Studying Chinese immigrants’ spatial distribution in the Raleigh–Durham area by linking survey and commercial data using romanized names

 Studying Chinese immigrants’ spatial distribution in the Raleigh–Durham area by linking survey and commercial data using romanized names

A new paper published in the Journal of the Royal Statistical Society Series A: Statistics in Society uses probabilistic record linkage to study of the spatial distribution of immigrants using survey data without fine resolution geographic identifiers. This paper is a collaboration between statisticians (DUPRI scholar Jerome Reiter and graduate student Eric Bai) and demographers (DUPRI scholar Giovanna Merli and UNC Professor of Sociology & DUPRI affiliate Ted Mouw).
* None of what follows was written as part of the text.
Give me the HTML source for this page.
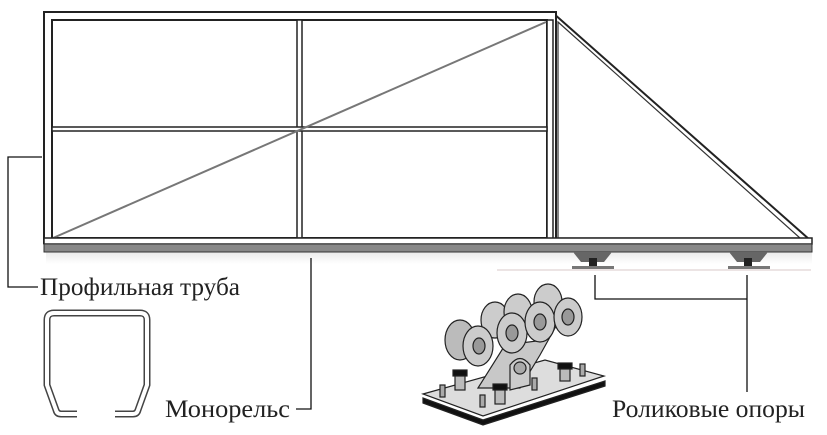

This research was funded by pilot funds from NICHD grant 2P2CHD065563 to the Duke Population Research Center.

Many population surveys do not provide information on respondents’ residential addresses, instead offering coarse geographies like zip code or higher aggregations. However, fine resolution geography can be beneficial for characterizing neighbourhoods, especially for relatively rare populations such as immigrants. One way to obtain such information is to link survey records to records in auxiliary databases that include residential addresses by matching on variables common to both files. We present an approach based on probabilistic record linkage that enables matching survey participants in the Chinese Immigrants in Raleigh–Durham Study to records from InfoUSA, an information provider of residential records. The two files use different Chinese name romanization practices, which we address through a novel and generalizable strategy for constructing records’ pairwise comparison vectors for romanized names. Using a fully Bayesian record linkage model, we characterize the geospatial distribution of Chinese immigrants in the Raleigh–Durham area of North Carolina.